Cidade conta com jovens organizadores de batalhas de rima que movimentam cultura hip-hop às quartas e quintas-feiras
Por Giovana de Sá e Khadija Bakkar
O cenário do rap no Brasil vem crescendo e tomando forças desde os anos 2000, com as batalhas de rima. Desde 2019, em Rio Grande, no coreto da Praça Tamandaré, às 19h, todas as quintas, ocorre a Batalha do Cassino. Consiste em um encontro de MC’s que se enfrentam em desafios de improvisação, criando rimas de temas variados, enquanto são avaliados por jurados e pelo público. Também há a novidade da Batalha das Gurias nas quartas-feiras.
A mestranda Carolina, conhecida nas batalhas como Cacau, conta sobre a importância do rap em sua vida. Desde os 13 anos, Cacau aprecia conteúdos de hip-hop e, ao entrar no curso universitário de Letras, teve vontade de inserir o rap em seus estudos. Segundo ela, o rap, por ser muito vasto, torna possível a criação de uma linha atemporal sobre várias manifestações culturais.
“Eu comecei a fazer mestrado em História da Literatura e minha pesquisa é sobre literatura marginal periférica, essa ligação do rap e da literatura. Fui me inspirando nisso para as minhas poesias, usando algumas referências, aí, no ano passado, resolvi colocar meu nome para participar das batalhas. Eu estou aprendendo muito, porque já tenho 26 anos e, com a rima, você acompanha a gurizada de 17 e 18 anos e acaba aprendendo muito com eles’’, comenta.
Além das batalhas, a semana do “Rap contra o frio” também é uma ação que movimenta a cena hip-hop da cidade, unindo solidariedade e arte. O evento geralmente conta com uma programação de oficinas, batalhas de beatmakers e bailes em Rio Grande e Pelotas, tudo em prol da arrecadação de agasalhos e alimentos.
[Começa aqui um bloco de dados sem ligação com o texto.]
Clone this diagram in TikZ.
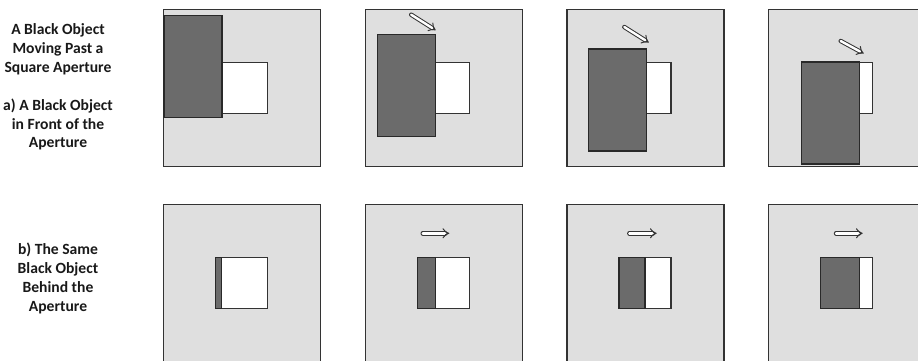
\documentclass[tikz,border=0pt]{standalone}
\usepackage{fontspec}
\setmainfont{Carlito}
\usepackage{xcolor}
\usetikzlibrary{arrows.meta, positioning}
\definecolor{panelgray}{HTML}{DFDFDF}
\definecolor{objgray}{HTML}{6B6B6B}
\definecolor{edgegray}{HTML}{333333}
\tikzset{
    scene/.style={x=1pt, y=-1pt, font=\bfseries\fontsize{15.6}{18.8}\selectfont},
    panel/.style={draw=edgegray, fill=panelgray, line width=1.2pt, anchor=north west,
        minimum size=157, inner sep=0pt, outer sep=0pt},
    aperture/.style={draw=edgegray, fill=white, line width=1.2pt, anchor=north west,
        minimum width=52, minimum height=51, inner sep=0pt, outer sep=0pt},
    % the black object in front of the panel
    frontobj/.style={draw=edgegray!80!black, fill=objgray, line width=1.2pt, anchor=north west,
        minimum width=58, minimum height=102, inner sep=0pt, outer sep=0pt},
    % the part of the object seen through the aperture
    backobj/.style={draw=edgegray!80!black, fill=objgray, line width=1.2pt, anchor=north west,
        minimum height=51, inner sep=0pt, outer sep=0pt},
    motion/.style={draw=edgegray, double=white, double distance=2.4pt, line width=1pt,
        line cap=round, -{Implies[scale=2.4]}},
    caption/.style={align=center, text=black!90},
}

\begin{document}
\begin{tikzpicture}[scene]
    \clip (0,0) rectangle (918,360);

    % captions
    \node[caption] (title)  at (58,49)    {A Black Object\\Moving Past a\\Square Aperture};
    \node[caption] (front)  at (58,124.5) {a) A Black Object\\in Front of the\\Aperture};
    \node[caption] (behind) at (58,278.5) {b) The Same\\Black Object\\Behind the\\Aperture};

    % a) object in front of the aperture
    \node[panel] (ta) at (163.7,9.3) {};
    \node[panel] (tb) at (365.3,9.3) {};
    \node[panel] (tc) at (567.0,9.3) {};
    \node[panel] (td) at (768.7,9.3) {};

    \node[aperture] (ata) at ([shift={(52,53)}]ta.north west) {};
    \node[aperture] (atb) at ([shift={(52,53)}]tb.north west) {};
    \node[aperture] (atc) at ([shift={(52,53)}]tc.north west) {};
    \node[aperture] (atd) at ([shift={(52,53)}]td.north west) {};

    \node[frontobj] (oa) at ([shift={(0.3,6.4)}]ta.north west)   {};
    \node[frontobj] (ob) at ([shift={(11.9,25.4)}]tb.north west)  {};
    \node[frontobj] (oc) at ([shift={(21.3,39.7)}]tc.north west)  {};
    \node[frontobj] (od) at ([shift={(33.0,52.7)}]td.north west)  {};

    \coordinate[above left=20pt and 24pt of ob.north east] (mb);
    \coordinate[above left=22pt and 22pt of oc.north east] (mc);
    \coordinate[above left=21pt and 19pt of od.north east] (md);
    \draw[motion] (mb) -- ([shift={(0.5,-4.5)}]ob.north east);
    \draw[motion] (mc) -- ([shift={(2.5,-6.5)}]oc.north east);
    \draw[motion] (md) -- ([shift={(4,-8.5)}]od.north east);

    % b) object behind the aperture
    \node[panel] (ba) at (163.7,204.7) {};
    \node[panel] (bb) at (365.3,204.7) {};
    \node[panel] (bc) at (567.0,204.7) {};
    \node[panel] (bd) at (768.7,204.7) {};

    \node[aperture] (aba) at ([shift={(52,53)}]ba.north west) {};
    \node[aperture] (abb) at ([shift={(52,53)}]bb.north west) {};
    \node[aperture] (abc) at ([shift={(52,53)}]bc.north west) {};
    \node[aperture] (abd) at ([shift={(52,53)}]bd.north west) {};

    \node[backobj, minimum width=6]  (sa) at (aba.north west) {};
    \node[backobj, minimum width=18] (sb) at (abb.north west) {};
    \node[backobj, minimum width=26] (sc) at (abc.north west) {};
    \node[backobj, minimum width=39] (sd) at (abd.north west) {};

    \coordinate[above=24.4pt of abb.north] (hb);
    \coordinate[above=24.4pt of abc.north] (hc);
    \coordinate[above=24.4pt of abd.north] (hd);
    \draw[motion] ([xshift=-20.6pt]hb) -- ([xshift=6pt]hb);
    \draw[motion] ([xshift=-15.7pt]hc) -- ([xshift=11.7pt]hc);
    \draw[motion] ([xshift=-10.7pt]hd) -- ([xshift=16pt]hd);
\end{tikzpicture}
\end{document}
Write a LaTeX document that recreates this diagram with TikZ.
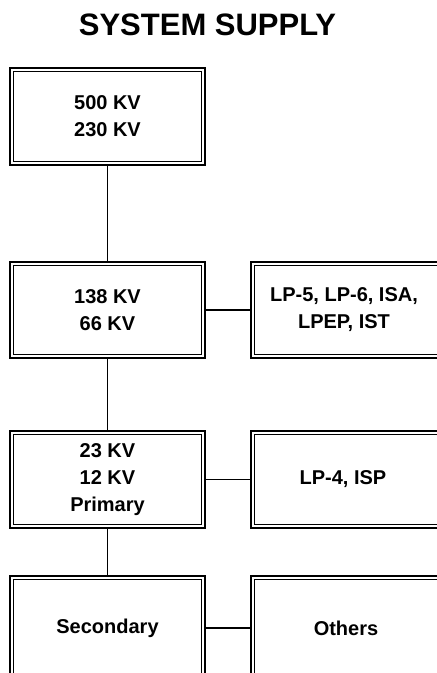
\documentclass[tikz,border=0pt]{standalone}
\usepackage{fontspec}
\setmainfont{Liberation Sans}
\begin{document}
\begin{tikzpicture}[x=1pt,y=-1pt,
  box/.style={draw, line width=1.8pt, minimum width=195pt, minimum height=97pt,
    inner sep=0pt, align=center, font=\fontsize{20}{27}\selectfont\bfseries},
  inner/.style={line width=1.1pt},
  link/.style={line width=1.6pt}]
\useasboundingbox (0,0) rectangle (437,673);
\clip (0,0) rectangle (437,673);
\node[font=\fontsize{31}{36}\selectfont\bfseries] (title) at (207.5,25) {SYSTEM SUPPLY};
\node[box] (a) at (107.5,116.5) {500 KV\\230 KV};
\node[box, minimum height=96pt] (b) at (107.5,310) {138 KV\\66 KV};
\node[box] (c) at (107.5,479.5) {23 KV\\12 KV\\Primary};
\node[box, minimum height=104pt] (d) at (107.5,628) {Secondary};
\node[box, minimum width=194pt, minimum height=96pt] (e) at (348,310) {};
\node[font=\fontsize{20}{27}\selectfont\bfseries, align=center] (et) at (344,310) {LP-5, LP-6, ISA,\\LPEP, IST};
\node[box, minimum width=194pt] (f) at (348,479.5) {};
\node[font=\fontsize{20}{27}\selectfont\bfseries] (ft) at (343,479.5) {LP-4, ISP};
\node[box, minimum width=194pt, minimum height=104pt] (g) at (348,628) {};
\node[font=\fontsize{20}{27}\selectfont\bfseries] (gt) at (346,628) {Others};
\foreach \n in {a,b,c,d,e,f,g}
  \draw[inner] ([shift={(4.5,4.5)}]\n.north west) rectangle ([shift={(-4.5,-4.5)}]\n.south east);
\draw[link] (a.south) -- (b.north);
\draw[link] (b.south) -- (c.north);
\draw[link] (c.south) -- (d.north);
\draw[link] (b.east) -- (e.west);
\draw[link] (c.east) -- (f.west);
\draw[link] (d.east) -- (g.west);
\end{tikzpicture}
\end{document}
Apesar dessas ações, o cenário hip-hop ainda enfrenta muitos desafios no município de Rio Grande. Segundo Cacau, o rap é um movimento cultural que está mudando a vida dos adolescentes, mas que infelizmente não é valorizado pela gestão da cidade. “Eu acho que a grande massa de Rio Grande deveria reconhecer muito mais o hip-hop, porque ainda existe um preconceito muito grande das pessoas em enxergar o hip-hop como um agente cultural que está mudando e salvando vidas,” afirma. E reitera: “A gente tem a estética marginal, com orgulho, porque estamos à margem da sociedade, mas nós estamos fazendo o ‘corre’ certo e tem tudo para quem governar a cidade começar a valorizar.”
Batalha das Gurias
As batalhas de rap também vêm ganhando força no meio feminino, e as mulheres estão crescendo cada vez mais na cena. Para Amanda Jotacê, a paixão surgiu quando rimou pela primeira vez aos 14 anos, em uma tarde, sem planejamento nenhum para participar da batalha. Logo ela se identificou com essa arte e com a adrenalina que ela traz, podendo se expressar em cada rima improvisada.
A cena hip-hop é muitas vezes tratada como um ambiente exclusivamente masculino. E as mulheres podem ser vítimas de machismo mesmo no rap. Já que este pensamento dificulta a participação feminina nas rimas, as MC’s da cidade criaram a Batalha das Gurias, uma iniciativa para atrair mais meninas para a cena. Com a primeira edição, vinculada à Batalha do Cassino, tendo alcance no movimento, elas resolveram criar a própria batalha, com organização e convicção delas. Assim, a Batalha das Gurias ocorre quinzenalmente, nas quartas-feiras, a partir das 19h, no Coreto da Praça Tamandaré.
Iniciativas como essa incentivam as meninas que ensaiam suas rimas sozinhas em casa a perder o medo e mostrar seu talento fora do seu quarto. A participação desses novos talentos é essencial para dar força ao movimento feminino no rap, ainda predominantemente masculino, e para ganhar o respeito da plateia, que é o termômetro de votação das batalhas.
Amanda Jotacê comenta que o público e outros MC’s já estão habituados a ver mulheres rimando, mas que ainda é comum ouvir nesse meio comentários e discussões sobre o papel das mulheres durante as rimas femininas, o que desvia a atenção dos versos. Jotacê confessa achar a repetição dessas situações cansativa. “A gente carrega, sim. uma pauta. Mas não somos somente isso. Em todo lugar que eu estiver, vou trazer a pauta das mulheres, porém é muito triste ver que, muitas vezes, a nossa rima perde um pouco do valor devido a isso e que as pessoas não conseguem se abrir neste sentido.”